11. The method of claim 10 including the stop of depositing an anti-cavitation layer on the passivation layer, said anti-cavitation layer defined by at least tantalum.

12. The method of claim 10 wherein said anti-cavitation layer deposited on said passivation layer is no more than about 0.05 μm thick.

13. The method of claim 10 including the step of forming orifices in said drop ejection device to thereby define drop generators.

14. The method of claim 11 including the step of forming orifices in said drop ejection device at a density of at least about 250 orifices per square millimeter.

15. A handheld inhaler, comprising: a drop ejection device including a multiplicity of fluid drop generators disposed thereon, each drop generator defining an orifice and a chamber for containing fluid, and a heat transducer for heating the fluid in the chamber, wherein the heat transducer is separated from the fluid with a passivation layer no more than about 200 nm in thickness; and control circuitry electrically coupled to the drop generators and configured to simultaneously provide fire plural heat transducers; and a fluid delivery system configured to provide a fluid to the drop generators.

16. The handheld inhaler according to claim 15 wherein the passivation layer defines an effective barrier between fluid in the chamber and the heat transducer.

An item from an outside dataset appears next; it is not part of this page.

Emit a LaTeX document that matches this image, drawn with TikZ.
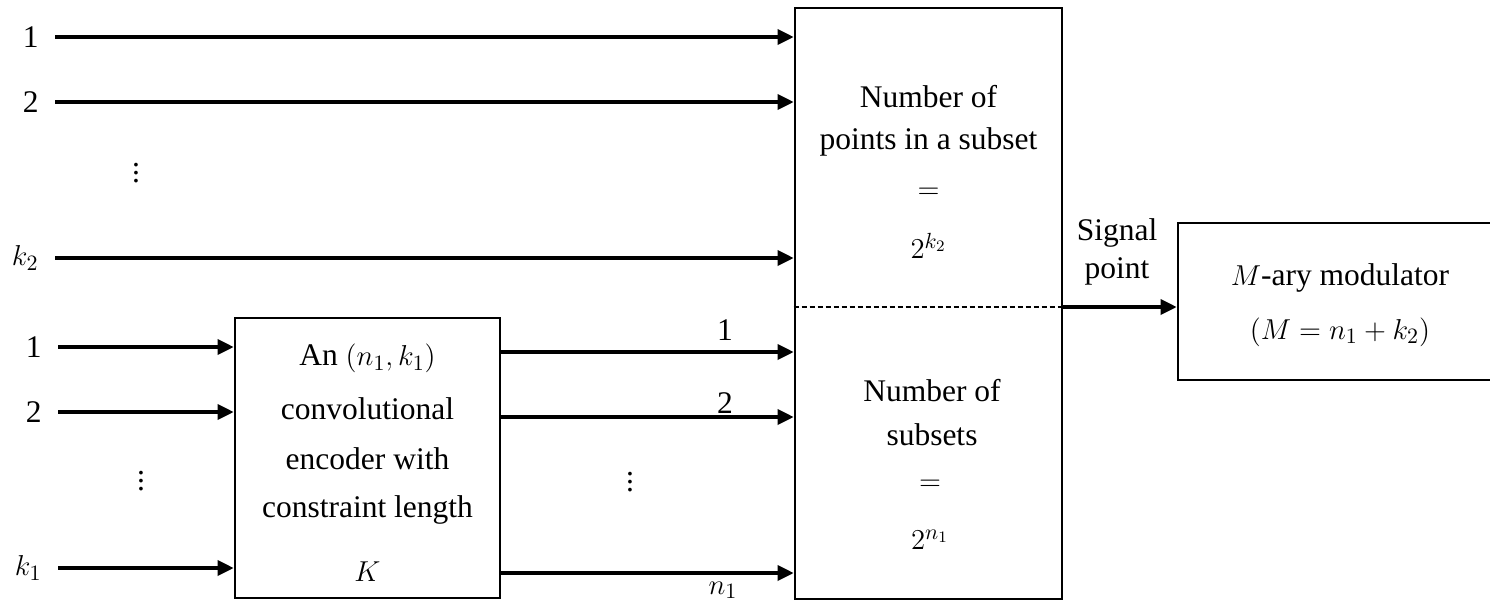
\documentclass[tikz,border=0pt]{standalone}
\usepackage{fontspec}
\setmainfont{Liberation Serif}
\usetikzlibrary{arrows.meta}

\tikzset{
  blk/.style={draw, line width=1.3pt, inner sep=0pt},
  sig/.style={line width=1.7pt, -{Triangle[length=8pt,width=7.5pt]}},
  lbl/.style={anchor=east, inner xsep=8pt, inner ysep=0pt},
  txt/.style={align=center, inner sep=0pt},
}

\begin{document}
\begin{tikzpicture}[x=0.5pt,y=-0.5pt,font=\fontsize{15.75pt}{19pt}\selectfont]
\useasboundingbox (0,0) rectangle (1490,606);
% blocks
\node[blk, minimum width=132.5pt, minimum height=140pt] (enc) at (367.5,458) {};
\node[blk, minimum width=133.5pt, minimum height=295.5pt] (map) at (928.5,303.5) {};
\node[blk, minimum width=162pt, minimum height=78.5pt] (mod) at (1340,301.5) {};
\coordinate (split) at (928.5,307);
\draw[dashed, line width=0.7pt, dash pattern=on 2.5pt off 1.5pt] (map.west |- split) -- (map.east |- split);

% uncoded bits
\foreach \n/\t/\y in {u1/1/37, u2/2/102, uk/$k_2$/258}{
  \node[lbl] (\n) at (55,\y) {\t};
  \draw[sig] (\n.east) -- (map.west |- \n.east);
}
\node (ud) at (136,167) {$\vdots$};

% coded bits
\foreach \n/\t/\y in {l1/1/347, l2/2/412, lk/$k_1$/568}{
  \node[lbl] (\n) at (58,\y) {\t};
  \draw[sig] (\n.east) -- (enc.west |- \n.east);
}
\node (ld) at (141,475) {$\vdots$};
\foreach \y in {352,417,573}
  \draw[sig] (enc.east |- 0,\y) -- (map.west |- 0,\y);
\node (o1) at (725,330) {1};
\node (o2) at (725,403) {2};
\node (on) at (723,590) {$n_1$};
\node (od) at (630,476) {$\vdots$};

% texts
\node[txt] (enct) at (367.5,463) {An $(n_1,k_1)$\\[8pt]convolutional\\[6pt]encoder with\\[5pt]constraint length\\[13pt]$K$};
\node[txt] (ptsa) at (928.5,121) {Number of\\[2pt]points in a subset};
\node (eqa) at (928.5,193) {$=$};
\node (pwa) at (928.5,246) {$2^{k_2}$};
\node[txt] (nsub) at (932,413) {Number of\\[3pt]subsets};
\node (eqb) at (930,485) {$=$};
\node (pwb) at (930,540) {$2^{n_1}$};

% output
\node[txt] (sp) at (1117,252) {Signal\\point};
\draw[sig] (map.east |- split) -- (mod.west |- split);
\node[txt] (modt) at (1340,305) {$M$-ary modulator\\[8pt]$(M=n_1+k_2)$};
\end{tikzpicture}
\end{document}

17. The handheld inhaler according to claim 16 further including an anti-cavitation layer on the passivation layer.

18. The handheld inhaler according to claim 17 wherein said anti-cavitation layer defines an etchstop layer comprising at least tantalum.

19. The handheld inhaler according to claim 17 wherein the control circuitry is configured to deliver drop ejection pulses to each of the drop generators at a frequency of at least about 200 KHz.

20. The handheld inhaler according to claim 18 including at least about 9000 drop generators.